Now that the 2012 election is behind the Obamas, much of the pressure is off and “a lot of the focus is on legacy,” said Dr. Katherine Jellison, a history professor at Ohio University who specializes in first ladies. “There’s more motivation [for Michelle Obama] to wade into more political waters.”But it’s not as if she has a complete open mic. “She’s still careful about the political issues that she will speak out in behalf of,” said Jellison, adding that the roster of political subjects Obama speaks on could expand after the midterm elections. That could include more on gun control and even on gender--especially if Hillary Clinton decides to run for president in 2016. Then there’s the issue of race, which the first lady has largely shied away from. Jellison said Obama might take a more prominent role in shoring up the black vote for the next Democratic presidential nominee.

If history is any guide, we ought to expect FLOTUS to keep talking.

After Lyndon Johnson’s won in 1964, his wife, Lady Bird, was extremely vocal on parts of the Great Society program, touting Head Start and environmental issues. Lady Bird saw the overwhelming win as “her own mandate that she could go out” and speak on issues she cared about, said Jellison.

After George W. Bush secured another term, his wife Laura also spoke out more on politics, pitching for better treatment of Afghan women, urging the release of Burmese opposition leader Aung San Suu Kyi and playing a greater role in fundraising for GOP candidates.

What's certain is Obama will continue to make children a central part of her second term agenda. Earlier this year, while on a three-city tour touting her anti-obesity "Let's Move" program, she told reporters: "Kids need to be engaged, not just intellectually. They need more than just to do well on test scores.
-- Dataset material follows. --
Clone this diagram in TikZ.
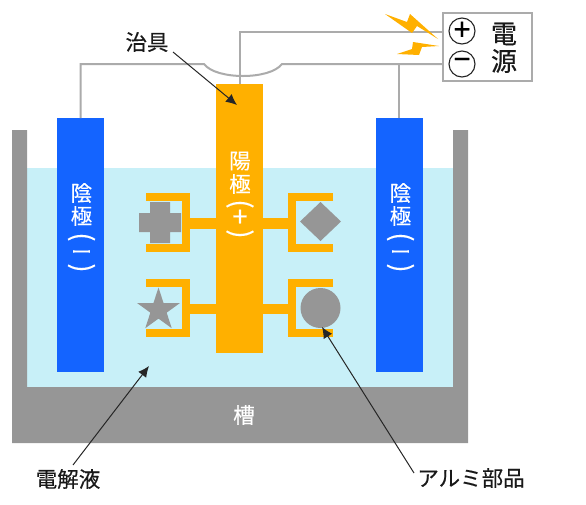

They need to have something else in life to look forward to," like art, singing, dancing and participating in sports.

Gutin said it's likely the first lady will play it safe as the next four years play out. "She doesn't want to make herself the news cycle by saying something that will require her husband to use his political capital to clean it up," she said.

Of course, FLOTUS's new approach isn't all about politics. Some of it is style. Attention may have shifted from her buff arms to her playful haircut. But more significant is that she’s found a look that’s comfortable and her own.

“If anything, she has taught us the role of first lady doesn’t mean you have to leave your sense of contemporary life at the door when you get into the White House,” said Robin Givhan, a style and culture critic for The Daily Beast and Newsweek–and former fashion editor of the Washington Post, where she covered Obama.

Like other first ladies, Obama has “come into her own in terms of her public style," Givhan said. Clinton adopted her pantsuit look during her husband’s second term. And Laura Bush turned to higher-end labels.

“With Mrs. Obama, she most definitely looks more polished and camera-ready than she did four years ago... Four years ago, she tended to wear a lot of variety of labels. Now she has found some favorites. To me that says she has sort of honed in on a sensibility that speaks to her. That sensibility says a great deal what a powerful and assured woman can look like in our culture right now,” said Givhan.